Antiquity and commerce. Roman finance used hundredths-style levies; for example, a 1/100 charge on auction sales (centesima rerum venalium) under Augustus. Thinking in parts of a hundred was already a practical way to standardize fees and shares.

Medieval and early modern Europe. As trade and banking grew, denominators of 100 became routine in arithmetic texts. By the late 15th and early 16th centuries, printed works used such methods for profit and loss, partnerships, and interest. By the 17th century, quoting rates in hundredths was familiar to merchants and lenders.

Why “percent”? The word comes from Latin per centum (“by the hundred”). Related forms appeared in Italian and other languages before settling into the modern sign %—a compact reminder that percentages are always anchored to one hundred as a reference whole.

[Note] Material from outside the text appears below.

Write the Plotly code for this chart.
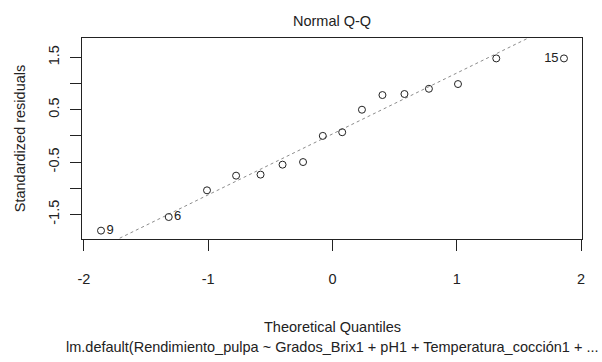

Where “percent” means something slightly different

Sports: winning “percentage” as a decimal

In many sports leagues, a team’s record is reported as a decimal such as .500—meaning half of games won. Fans often call that a “winning percentage,” but the number is really a proportion (wins ÷ games played), not a value out of 100. A .500 record corresponds to 50% of games won, not 0.500%.

Road grades

Highway grade signs (e.g. 12% grade) describe slope: roughly speaking, vertical rise per horizontal run, scaled so that 100% would mean a 45° angle in the rise/run convention used for roads. That is geometry and safety engineering—not the same kind of “percent of a whole” as a tax rate, but the same per-hundred language reused for a different quantity.